:: THE PROBLEM ::
Which lines hold the word "with"? Show each of them.
----------
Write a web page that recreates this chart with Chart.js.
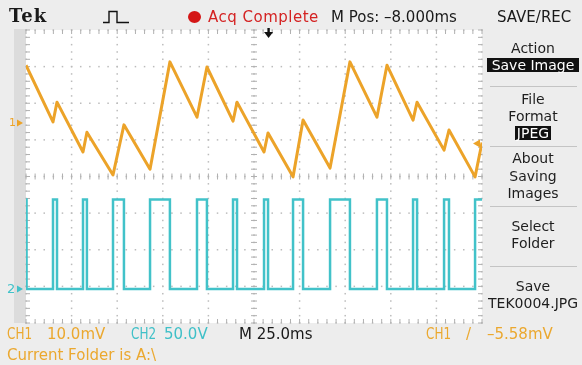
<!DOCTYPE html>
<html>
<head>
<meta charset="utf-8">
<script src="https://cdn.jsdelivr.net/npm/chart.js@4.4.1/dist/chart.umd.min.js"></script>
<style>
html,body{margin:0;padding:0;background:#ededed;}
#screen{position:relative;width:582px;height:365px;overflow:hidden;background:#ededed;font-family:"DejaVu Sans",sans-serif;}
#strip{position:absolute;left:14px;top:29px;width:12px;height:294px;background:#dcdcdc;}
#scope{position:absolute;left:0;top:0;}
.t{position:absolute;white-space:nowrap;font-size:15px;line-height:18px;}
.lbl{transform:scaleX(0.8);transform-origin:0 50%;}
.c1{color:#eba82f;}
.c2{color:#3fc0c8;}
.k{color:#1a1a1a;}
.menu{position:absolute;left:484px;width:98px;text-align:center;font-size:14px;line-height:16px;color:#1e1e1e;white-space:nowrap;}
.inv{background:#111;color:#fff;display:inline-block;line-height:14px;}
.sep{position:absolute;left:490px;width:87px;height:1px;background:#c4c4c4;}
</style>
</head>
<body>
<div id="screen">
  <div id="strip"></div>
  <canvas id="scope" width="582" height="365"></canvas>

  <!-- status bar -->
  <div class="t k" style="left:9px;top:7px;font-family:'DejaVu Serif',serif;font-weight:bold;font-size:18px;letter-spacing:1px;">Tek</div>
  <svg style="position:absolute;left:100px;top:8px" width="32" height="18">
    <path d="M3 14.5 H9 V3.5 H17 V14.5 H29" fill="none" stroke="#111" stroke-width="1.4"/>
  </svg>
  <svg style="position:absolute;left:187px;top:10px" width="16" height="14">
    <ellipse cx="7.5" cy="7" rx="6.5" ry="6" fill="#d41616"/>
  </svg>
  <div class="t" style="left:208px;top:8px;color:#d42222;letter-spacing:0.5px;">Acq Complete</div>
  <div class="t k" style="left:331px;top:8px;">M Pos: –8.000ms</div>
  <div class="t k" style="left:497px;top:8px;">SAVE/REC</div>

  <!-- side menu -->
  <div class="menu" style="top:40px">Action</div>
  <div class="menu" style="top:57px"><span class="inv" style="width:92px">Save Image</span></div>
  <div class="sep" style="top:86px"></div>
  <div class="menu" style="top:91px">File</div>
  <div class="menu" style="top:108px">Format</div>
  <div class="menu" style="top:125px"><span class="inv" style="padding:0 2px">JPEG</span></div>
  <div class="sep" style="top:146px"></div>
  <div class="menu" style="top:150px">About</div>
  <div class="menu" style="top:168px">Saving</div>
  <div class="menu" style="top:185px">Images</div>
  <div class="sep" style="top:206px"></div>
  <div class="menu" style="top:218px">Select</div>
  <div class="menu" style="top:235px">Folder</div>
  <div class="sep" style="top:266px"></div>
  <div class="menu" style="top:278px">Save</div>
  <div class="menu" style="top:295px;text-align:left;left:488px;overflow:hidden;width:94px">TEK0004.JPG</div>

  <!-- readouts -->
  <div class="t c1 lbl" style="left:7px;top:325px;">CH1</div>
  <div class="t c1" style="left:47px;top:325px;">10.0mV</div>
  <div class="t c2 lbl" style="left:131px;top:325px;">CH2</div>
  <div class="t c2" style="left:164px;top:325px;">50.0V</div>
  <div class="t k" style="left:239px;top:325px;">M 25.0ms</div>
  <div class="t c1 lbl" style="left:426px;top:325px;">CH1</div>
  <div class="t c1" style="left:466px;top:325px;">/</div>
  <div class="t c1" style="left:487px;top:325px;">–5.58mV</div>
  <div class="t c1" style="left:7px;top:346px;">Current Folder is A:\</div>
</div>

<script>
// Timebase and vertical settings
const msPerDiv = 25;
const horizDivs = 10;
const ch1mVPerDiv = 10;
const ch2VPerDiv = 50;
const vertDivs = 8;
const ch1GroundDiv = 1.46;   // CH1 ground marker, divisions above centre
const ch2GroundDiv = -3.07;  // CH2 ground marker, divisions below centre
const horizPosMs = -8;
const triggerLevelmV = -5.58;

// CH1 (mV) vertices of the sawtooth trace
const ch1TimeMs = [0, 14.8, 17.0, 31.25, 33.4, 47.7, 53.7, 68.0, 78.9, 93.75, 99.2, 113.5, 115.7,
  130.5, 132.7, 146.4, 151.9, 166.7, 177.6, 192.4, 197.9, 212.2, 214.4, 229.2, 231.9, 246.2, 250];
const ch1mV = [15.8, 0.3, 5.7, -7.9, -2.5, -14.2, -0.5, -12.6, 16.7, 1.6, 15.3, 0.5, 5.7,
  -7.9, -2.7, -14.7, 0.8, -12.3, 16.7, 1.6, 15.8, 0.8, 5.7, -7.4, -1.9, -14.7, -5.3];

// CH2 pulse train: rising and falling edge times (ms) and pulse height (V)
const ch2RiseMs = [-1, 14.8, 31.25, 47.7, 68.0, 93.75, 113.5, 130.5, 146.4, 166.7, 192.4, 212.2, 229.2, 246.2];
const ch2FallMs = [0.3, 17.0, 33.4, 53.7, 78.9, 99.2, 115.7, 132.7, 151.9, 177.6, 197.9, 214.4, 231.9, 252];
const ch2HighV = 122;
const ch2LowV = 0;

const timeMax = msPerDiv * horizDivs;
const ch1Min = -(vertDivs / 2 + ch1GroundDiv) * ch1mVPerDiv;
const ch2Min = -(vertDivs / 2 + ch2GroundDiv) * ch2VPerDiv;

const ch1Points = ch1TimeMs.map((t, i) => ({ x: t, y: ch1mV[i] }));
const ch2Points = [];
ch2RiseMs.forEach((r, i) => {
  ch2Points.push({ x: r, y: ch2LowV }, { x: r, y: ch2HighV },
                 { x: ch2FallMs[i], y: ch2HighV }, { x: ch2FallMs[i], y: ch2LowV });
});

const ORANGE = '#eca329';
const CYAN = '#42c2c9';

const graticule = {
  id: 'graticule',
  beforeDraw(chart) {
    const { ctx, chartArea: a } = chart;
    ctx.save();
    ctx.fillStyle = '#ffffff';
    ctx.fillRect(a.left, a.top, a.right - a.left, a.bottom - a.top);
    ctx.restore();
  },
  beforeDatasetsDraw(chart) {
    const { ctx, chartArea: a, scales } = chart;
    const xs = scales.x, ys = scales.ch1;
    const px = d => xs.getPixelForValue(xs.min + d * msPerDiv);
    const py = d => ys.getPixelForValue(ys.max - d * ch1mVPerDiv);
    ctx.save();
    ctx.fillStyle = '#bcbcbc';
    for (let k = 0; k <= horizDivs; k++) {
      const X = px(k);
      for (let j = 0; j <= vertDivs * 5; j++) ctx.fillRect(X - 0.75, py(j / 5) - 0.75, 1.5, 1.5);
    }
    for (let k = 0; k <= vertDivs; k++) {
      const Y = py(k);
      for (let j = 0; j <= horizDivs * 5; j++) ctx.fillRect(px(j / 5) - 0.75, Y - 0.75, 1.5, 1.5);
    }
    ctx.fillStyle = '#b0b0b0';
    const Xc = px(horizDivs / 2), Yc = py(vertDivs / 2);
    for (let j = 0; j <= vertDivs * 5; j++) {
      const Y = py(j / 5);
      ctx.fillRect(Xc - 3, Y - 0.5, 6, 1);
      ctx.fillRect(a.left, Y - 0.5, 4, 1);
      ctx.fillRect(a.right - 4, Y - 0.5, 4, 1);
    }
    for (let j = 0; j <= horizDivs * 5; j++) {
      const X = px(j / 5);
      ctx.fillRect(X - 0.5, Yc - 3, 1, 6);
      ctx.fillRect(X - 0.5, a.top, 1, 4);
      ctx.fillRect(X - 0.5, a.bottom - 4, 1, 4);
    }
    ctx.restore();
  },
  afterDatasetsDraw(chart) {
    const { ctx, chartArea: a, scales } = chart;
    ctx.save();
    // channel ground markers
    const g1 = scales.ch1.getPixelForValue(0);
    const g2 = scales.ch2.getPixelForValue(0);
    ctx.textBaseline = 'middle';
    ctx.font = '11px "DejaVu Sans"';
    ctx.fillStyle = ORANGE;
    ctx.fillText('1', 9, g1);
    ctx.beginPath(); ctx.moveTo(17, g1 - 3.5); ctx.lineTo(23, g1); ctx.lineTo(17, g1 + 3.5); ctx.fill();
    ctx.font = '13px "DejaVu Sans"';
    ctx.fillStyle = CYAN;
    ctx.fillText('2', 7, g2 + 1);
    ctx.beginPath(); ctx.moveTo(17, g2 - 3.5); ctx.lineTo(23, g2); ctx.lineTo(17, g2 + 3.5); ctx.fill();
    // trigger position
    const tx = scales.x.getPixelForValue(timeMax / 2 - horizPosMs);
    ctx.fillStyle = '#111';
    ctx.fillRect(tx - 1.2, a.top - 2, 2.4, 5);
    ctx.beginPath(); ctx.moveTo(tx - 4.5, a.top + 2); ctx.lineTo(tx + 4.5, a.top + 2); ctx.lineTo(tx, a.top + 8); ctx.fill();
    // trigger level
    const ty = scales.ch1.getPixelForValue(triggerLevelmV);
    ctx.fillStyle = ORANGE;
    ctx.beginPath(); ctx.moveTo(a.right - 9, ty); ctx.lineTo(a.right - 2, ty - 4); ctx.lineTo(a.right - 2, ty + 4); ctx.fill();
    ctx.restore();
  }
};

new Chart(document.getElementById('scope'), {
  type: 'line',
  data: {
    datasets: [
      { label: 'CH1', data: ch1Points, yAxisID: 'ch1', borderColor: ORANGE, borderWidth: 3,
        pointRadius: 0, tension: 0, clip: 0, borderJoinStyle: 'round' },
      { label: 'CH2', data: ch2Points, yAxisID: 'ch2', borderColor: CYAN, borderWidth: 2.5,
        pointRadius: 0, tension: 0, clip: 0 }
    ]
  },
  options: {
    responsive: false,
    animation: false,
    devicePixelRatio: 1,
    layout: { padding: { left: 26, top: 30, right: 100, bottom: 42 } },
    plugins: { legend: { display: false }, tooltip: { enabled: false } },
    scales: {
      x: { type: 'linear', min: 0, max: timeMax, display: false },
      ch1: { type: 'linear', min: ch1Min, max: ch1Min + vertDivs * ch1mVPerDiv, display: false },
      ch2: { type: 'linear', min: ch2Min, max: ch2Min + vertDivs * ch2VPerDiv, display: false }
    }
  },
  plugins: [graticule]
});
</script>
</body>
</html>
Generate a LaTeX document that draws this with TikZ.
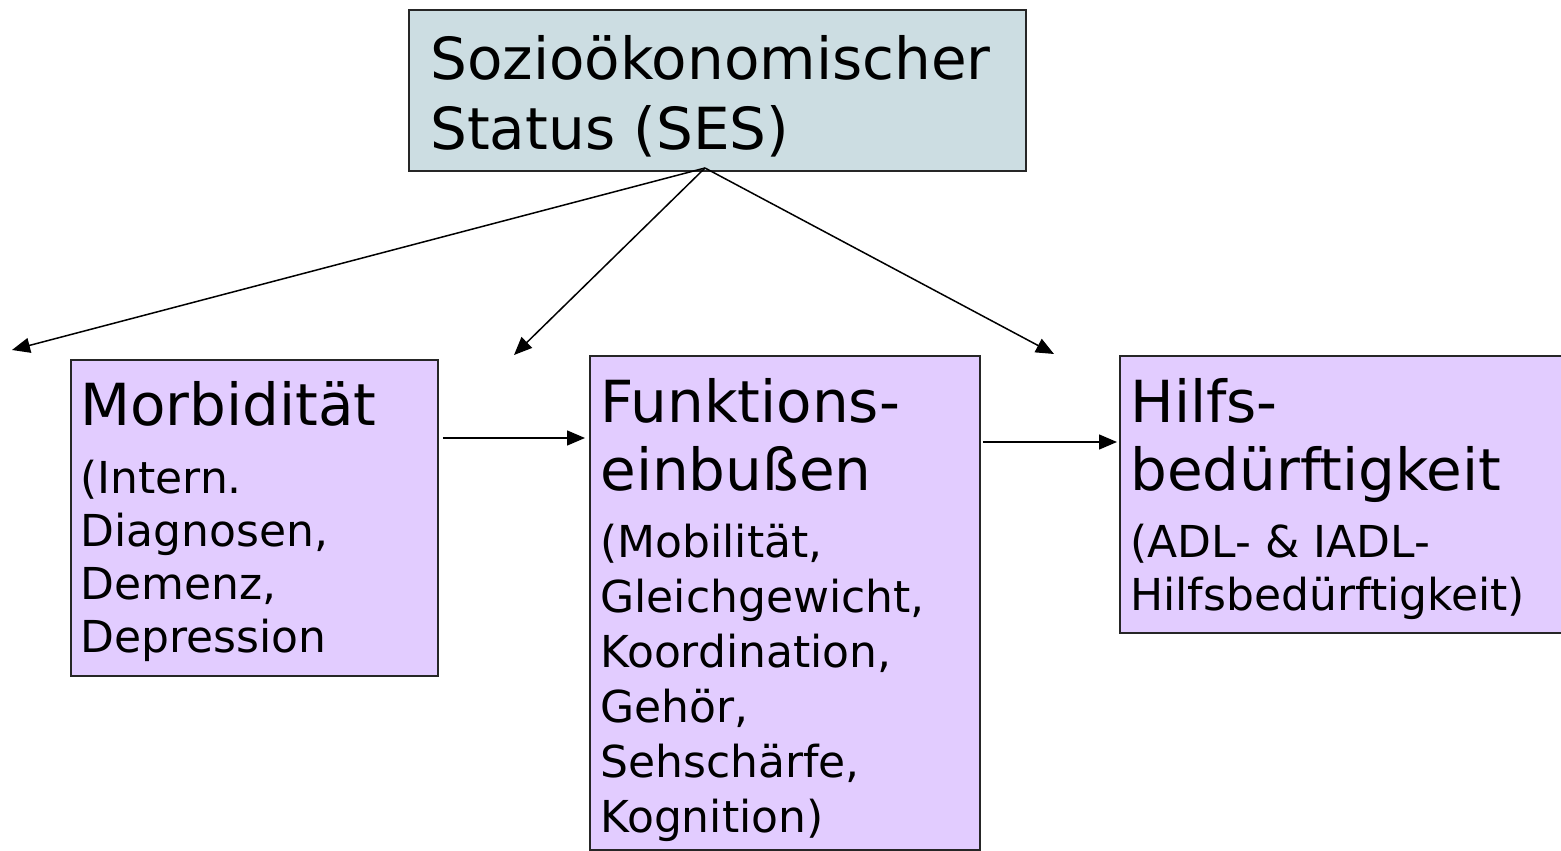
----------
:: TASK SOLUTION ::
Write a web page that recreates this chart with Chart.js.
Generate a LaTeX document that draws this with TikZ.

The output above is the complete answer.